→ **TASK STATEMENT**
Copy each line below that includes "with".

----------------

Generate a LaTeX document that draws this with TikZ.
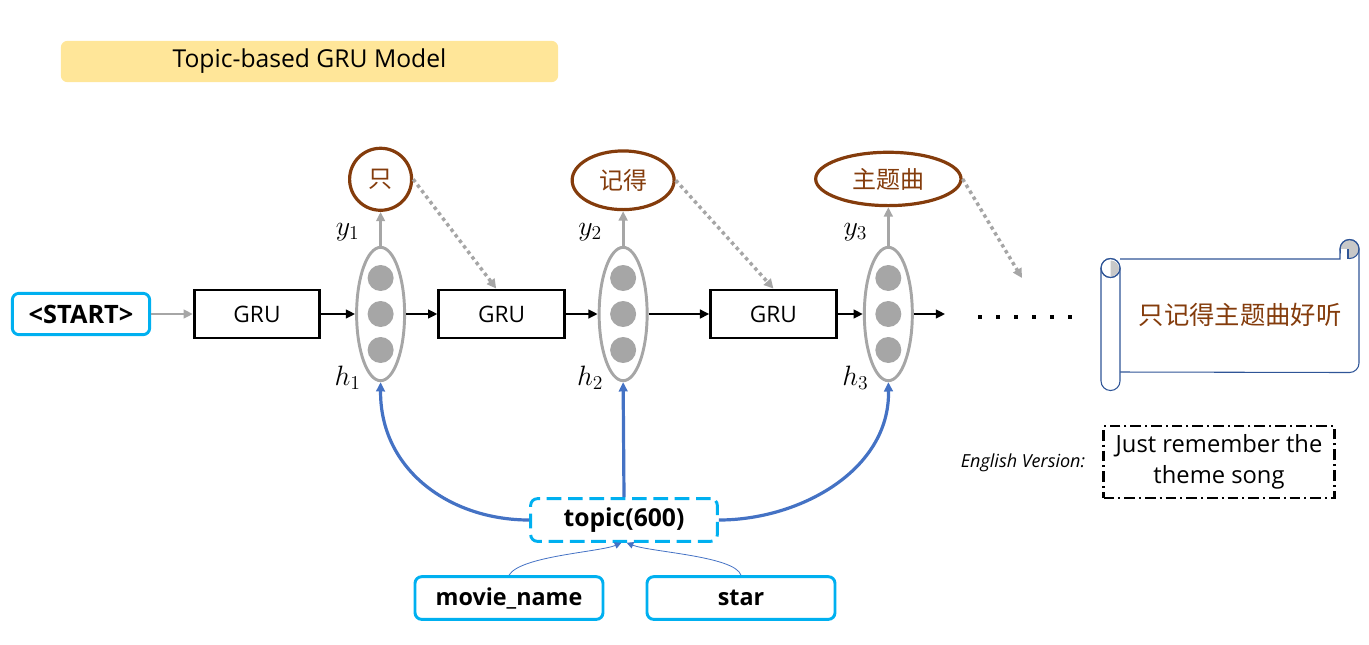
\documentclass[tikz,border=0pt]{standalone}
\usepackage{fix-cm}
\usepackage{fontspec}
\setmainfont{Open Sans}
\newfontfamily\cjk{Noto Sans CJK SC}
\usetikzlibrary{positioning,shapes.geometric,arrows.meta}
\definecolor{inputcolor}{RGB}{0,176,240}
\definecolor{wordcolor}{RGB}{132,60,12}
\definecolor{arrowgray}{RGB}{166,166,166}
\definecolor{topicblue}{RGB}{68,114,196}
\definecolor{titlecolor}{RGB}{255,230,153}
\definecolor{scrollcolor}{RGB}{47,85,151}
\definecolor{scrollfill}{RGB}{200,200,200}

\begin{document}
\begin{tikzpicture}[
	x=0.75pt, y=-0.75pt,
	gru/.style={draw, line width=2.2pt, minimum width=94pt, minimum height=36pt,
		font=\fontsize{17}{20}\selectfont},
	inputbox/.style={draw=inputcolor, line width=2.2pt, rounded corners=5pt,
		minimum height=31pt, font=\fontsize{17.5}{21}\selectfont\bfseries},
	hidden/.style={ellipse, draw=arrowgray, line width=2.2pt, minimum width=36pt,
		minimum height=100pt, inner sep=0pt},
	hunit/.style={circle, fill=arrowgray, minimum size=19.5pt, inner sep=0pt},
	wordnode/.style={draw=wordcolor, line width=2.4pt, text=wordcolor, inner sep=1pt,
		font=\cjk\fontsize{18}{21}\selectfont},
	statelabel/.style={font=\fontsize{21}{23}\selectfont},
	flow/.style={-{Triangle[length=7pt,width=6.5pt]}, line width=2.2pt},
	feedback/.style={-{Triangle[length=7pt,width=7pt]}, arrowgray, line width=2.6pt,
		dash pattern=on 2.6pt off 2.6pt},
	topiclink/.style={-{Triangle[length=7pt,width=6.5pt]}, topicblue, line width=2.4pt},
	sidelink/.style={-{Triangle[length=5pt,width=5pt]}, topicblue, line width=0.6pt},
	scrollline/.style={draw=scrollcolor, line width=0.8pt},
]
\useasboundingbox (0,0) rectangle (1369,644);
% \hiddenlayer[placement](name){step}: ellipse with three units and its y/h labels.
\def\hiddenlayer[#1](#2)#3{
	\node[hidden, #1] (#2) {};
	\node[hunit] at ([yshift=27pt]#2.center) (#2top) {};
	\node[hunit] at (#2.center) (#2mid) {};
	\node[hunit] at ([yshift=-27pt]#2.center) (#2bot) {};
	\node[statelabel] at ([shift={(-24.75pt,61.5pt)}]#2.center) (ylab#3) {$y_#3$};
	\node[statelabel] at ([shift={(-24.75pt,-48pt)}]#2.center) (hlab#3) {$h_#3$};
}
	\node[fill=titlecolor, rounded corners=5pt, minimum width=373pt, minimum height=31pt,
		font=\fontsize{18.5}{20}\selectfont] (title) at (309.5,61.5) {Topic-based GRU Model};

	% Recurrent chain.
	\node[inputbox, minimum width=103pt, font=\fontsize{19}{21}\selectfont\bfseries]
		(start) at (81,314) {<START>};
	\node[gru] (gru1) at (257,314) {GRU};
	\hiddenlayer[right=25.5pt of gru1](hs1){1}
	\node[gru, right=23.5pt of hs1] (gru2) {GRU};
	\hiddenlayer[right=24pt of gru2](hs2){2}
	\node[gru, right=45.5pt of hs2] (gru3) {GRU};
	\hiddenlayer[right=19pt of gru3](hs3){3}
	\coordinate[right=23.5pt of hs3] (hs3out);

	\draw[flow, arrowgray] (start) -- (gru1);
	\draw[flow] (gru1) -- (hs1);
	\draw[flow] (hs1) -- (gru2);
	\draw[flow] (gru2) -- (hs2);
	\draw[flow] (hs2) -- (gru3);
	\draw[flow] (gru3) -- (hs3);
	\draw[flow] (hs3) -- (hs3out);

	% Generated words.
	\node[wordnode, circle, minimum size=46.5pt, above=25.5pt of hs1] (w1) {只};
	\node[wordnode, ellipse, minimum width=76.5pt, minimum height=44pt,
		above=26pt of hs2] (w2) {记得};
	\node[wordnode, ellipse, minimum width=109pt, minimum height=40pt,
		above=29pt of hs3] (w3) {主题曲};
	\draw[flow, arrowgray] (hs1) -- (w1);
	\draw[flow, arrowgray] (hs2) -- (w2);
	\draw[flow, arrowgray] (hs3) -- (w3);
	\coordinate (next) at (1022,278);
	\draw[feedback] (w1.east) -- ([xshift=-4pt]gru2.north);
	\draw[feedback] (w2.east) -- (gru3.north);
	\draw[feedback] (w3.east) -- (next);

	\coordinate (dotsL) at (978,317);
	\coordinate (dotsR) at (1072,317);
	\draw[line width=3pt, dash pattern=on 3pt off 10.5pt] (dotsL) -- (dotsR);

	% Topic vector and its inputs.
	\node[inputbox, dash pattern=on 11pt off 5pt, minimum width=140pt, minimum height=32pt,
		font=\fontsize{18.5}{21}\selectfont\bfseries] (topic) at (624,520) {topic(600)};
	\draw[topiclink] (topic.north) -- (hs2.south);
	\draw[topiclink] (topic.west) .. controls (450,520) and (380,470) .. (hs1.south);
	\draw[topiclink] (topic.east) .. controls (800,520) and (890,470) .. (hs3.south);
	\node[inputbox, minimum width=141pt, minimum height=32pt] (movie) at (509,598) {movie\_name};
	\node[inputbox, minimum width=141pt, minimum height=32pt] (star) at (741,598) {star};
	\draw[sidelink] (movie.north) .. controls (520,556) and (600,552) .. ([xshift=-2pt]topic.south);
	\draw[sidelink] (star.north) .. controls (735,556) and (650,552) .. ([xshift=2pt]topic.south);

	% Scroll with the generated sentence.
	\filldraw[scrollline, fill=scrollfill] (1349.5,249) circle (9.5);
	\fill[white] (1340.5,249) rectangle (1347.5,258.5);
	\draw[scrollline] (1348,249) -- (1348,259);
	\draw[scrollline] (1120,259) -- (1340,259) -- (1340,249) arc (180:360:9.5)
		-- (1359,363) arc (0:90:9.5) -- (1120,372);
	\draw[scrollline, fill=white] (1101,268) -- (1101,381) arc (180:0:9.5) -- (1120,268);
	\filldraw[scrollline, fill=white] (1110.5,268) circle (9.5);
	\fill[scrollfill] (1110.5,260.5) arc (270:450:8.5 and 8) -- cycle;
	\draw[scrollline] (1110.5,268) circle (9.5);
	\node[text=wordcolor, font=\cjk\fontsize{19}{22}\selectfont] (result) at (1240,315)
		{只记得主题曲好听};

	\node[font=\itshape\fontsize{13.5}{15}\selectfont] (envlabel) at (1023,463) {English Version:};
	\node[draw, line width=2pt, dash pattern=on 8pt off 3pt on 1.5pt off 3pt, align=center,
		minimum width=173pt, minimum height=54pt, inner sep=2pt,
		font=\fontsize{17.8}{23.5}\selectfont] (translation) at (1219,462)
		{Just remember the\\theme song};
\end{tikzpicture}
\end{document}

----------------

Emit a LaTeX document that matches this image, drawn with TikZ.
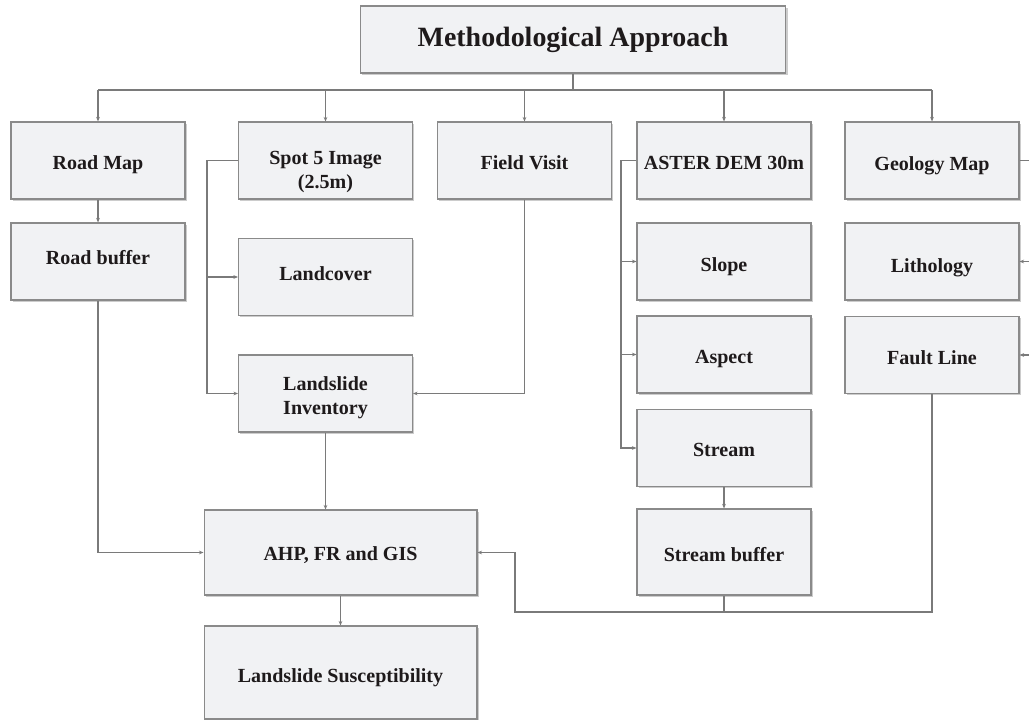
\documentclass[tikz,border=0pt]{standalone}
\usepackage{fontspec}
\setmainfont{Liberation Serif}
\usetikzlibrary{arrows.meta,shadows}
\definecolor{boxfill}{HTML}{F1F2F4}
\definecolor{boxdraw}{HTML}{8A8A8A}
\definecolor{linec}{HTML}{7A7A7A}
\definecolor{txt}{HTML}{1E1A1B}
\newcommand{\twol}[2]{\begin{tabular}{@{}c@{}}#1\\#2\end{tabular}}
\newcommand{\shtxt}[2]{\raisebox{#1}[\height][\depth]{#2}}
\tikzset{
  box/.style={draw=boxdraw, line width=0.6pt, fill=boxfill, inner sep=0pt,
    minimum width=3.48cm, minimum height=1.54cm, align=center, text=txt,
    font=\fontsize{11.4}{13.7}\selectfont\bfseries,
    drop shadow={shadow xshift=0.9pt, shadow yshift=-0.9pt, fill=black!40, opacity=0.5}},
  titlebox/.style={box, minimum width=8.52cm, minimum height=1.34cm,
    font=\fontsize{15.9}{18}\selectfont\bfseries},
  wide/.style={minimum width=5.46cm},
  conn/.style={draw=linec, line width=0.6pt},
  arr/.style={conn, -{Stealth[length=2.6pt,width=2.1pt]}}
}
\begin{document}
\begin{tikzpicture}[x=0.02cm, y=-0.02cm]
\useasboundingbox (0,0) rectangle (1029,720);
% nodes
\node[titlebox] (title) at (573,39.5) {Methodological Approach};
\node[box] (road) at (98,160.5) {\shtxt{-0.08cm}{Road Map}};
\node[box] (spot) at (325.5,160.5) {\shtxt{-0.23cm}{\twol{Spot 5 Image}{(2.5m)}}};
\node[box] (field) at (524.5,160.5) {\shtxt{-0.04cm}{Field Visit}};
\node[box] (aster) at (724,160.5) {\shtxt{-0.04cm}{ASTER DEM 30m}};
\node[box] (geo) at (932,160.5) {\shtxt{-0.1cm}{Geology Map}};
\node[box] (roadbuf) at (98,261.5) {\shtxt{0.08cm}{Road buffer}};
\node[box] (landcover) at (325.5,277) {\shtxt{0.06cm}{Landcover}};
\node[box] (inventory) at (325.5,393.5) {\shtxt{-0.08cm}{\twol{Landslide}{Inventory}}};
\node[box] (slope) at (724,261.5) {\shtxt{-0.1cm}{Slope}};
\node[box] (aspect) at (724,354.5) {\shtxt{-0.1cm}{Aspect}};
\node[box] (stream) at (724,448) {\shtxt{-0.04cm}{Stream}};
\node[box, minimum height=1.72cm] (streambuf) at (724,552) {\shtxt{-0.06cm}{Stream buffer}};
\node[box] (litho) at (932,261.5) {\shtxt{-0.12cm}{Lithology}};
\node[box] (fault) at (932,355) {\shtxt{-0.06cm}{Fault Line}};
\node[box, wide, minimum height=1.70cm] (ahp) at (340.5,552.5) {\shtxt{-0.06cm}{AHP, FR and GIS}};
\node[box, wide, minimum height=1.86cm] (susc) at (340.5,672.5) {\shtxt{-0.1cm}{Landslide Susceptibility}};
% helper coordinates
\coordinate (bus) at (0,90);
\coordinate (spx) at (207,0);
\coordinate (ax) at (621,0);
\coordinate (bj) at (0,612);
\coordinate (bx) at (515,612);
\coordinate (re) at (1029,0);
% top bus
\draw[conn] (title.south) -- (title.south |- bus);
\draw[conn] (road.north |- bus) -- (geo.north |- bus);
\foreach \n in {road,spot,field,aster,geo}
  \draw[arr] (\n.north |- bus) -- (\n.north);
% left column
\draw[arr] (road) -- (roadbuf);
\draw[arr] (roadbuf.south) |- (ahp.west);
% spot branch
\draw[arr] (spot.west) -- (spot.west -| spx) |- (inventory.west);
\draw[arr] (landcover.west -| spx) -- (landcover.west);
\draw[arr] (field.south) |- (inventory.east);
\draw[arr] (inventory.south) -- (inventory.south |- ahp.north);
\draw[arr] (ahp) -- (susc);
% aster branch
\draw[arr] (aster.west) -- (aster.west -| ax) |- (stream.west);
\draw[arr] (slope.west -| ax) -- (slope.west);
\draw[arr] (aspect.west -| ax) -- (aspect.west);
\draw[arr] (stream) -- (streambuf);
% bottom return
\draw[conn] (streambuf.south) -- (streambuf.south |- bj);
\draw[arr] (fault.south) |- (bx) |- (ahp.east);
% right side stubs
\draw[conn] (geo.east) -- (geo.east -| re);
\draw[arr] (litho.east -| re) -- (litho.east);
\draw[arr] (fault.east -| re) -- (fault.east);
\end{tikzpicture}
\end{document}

----------------

→ **PROBLEM SOLUTION**
Generate a LaTeX document that draws this with TikZ.
% \hiddenlayer[placement](name){step}: ellipse with three units and its y/h labels.
	% Scroll with the generated sentence.
Emit a LaTeX document that matches this image, drawn with TikZ.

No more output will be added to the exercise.